Even before Covid-19 and the high street shutdown, Mike Ashley was already feeling pain in Ireland. The approved accounts for Heatons Unlimited, the retail magnate’s main Irish company, the year ending April 28, 2019 show falling sales, a hefty loss and significant issues with its property leases. 

The directors flagged property as its biggest issue, and the company behind Heatons and Sports Direct in Ireland made a provision for onerous leases of a whopping €26.8 million during the year.

Now, however, the company’s issue over its leases is set to come before the courts. Balrath Commercial Property Holdings has issued a High Court case against Heatons Unlimited, seeking summary judgement.

Balrath is the company behind the Charlestown Shopping Centre at junction five off the M50 in North Dublin. Sports Direct has a store in the shopping centre, with an annual rent bill of €450,000.

Charlestown was built by the property developers Tom and Michael Bailey, the brothers behind Bovale Developments. Its loans were transferred to Nama, and the assets was subsequently sold in 2018 to Garristown Venture Holdings, which is owned and controlled by Ronan Barrett, a Dublin-based businessman who is originally from Co Tyrone.

Charlestown Shopping Centre

The funding from the deal came from a mix of equity capital from Citadel’s institutional and private clients and debt from AIB. Businessman Eamon Waters, owner of Panda Waste, was the primary client of the Citadel entity. The overall price paid was in the region of €42 million.

There has been a corporate restructuring in recent times, with assets transferred to a new company called Balrath. Bain Capital recently took a charge over certain company assets.

The case by Balrath was issued on Friday, and it has retained Dublin law firm Ivor Fitzpatrick & Co to handle the litigation. The case will appear before the courts in the coming weeks.

The most recent accounts by Heatons flagged the issue of property rents heavily. The group’s turnover fell from €200 million to €181 million in 2019. A profit of €1.4 million in 2018 had reversed into a loss of €19.4 million in 2019.

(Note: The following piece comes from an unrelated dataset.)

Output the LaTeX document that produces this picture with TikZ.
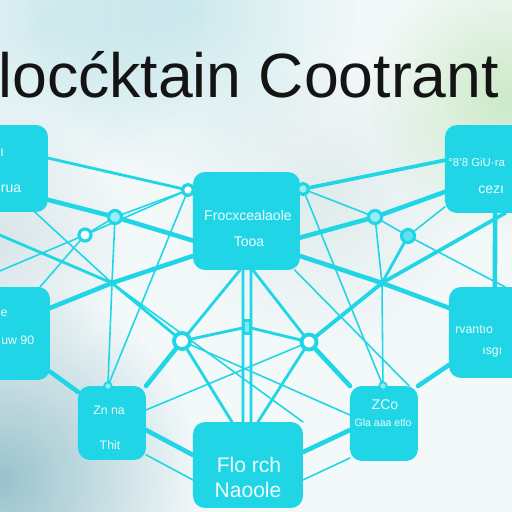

Much of the loss stemmed from a provision for onerous leases of €26.8 million during the year. The company said the provision was made due to “the challenging trading conditions experienced during the year and envisaged to continue into the future”.

The provision was made against the company’s long-term leasehold property leases and its short-term property leases. It is, in essence, a negative hedge on the future resilience of Irish retail and commercial property.

Coming into 2019, the company had a provision of just €3.7 million for onerous leases or leases that the retailer believes will be loss-making in the long run. This increased to €29.1 million during the year.

According to the company: “The provision contains amounts in respect of onerous lease contracts representing the net loss of fulfilling the company’s obligations under the terms of these contracts. The provision is expected to be utilised over the period to the end of each specific lease.”

In the 2019 financial year, for example, the company utilised €2.3 million of that provision.

Many of the outlets within the network are large department stores – which remain branded as Heatons, although Ashley has prioritised the Sports Direct and Brand Max brands in Ireland.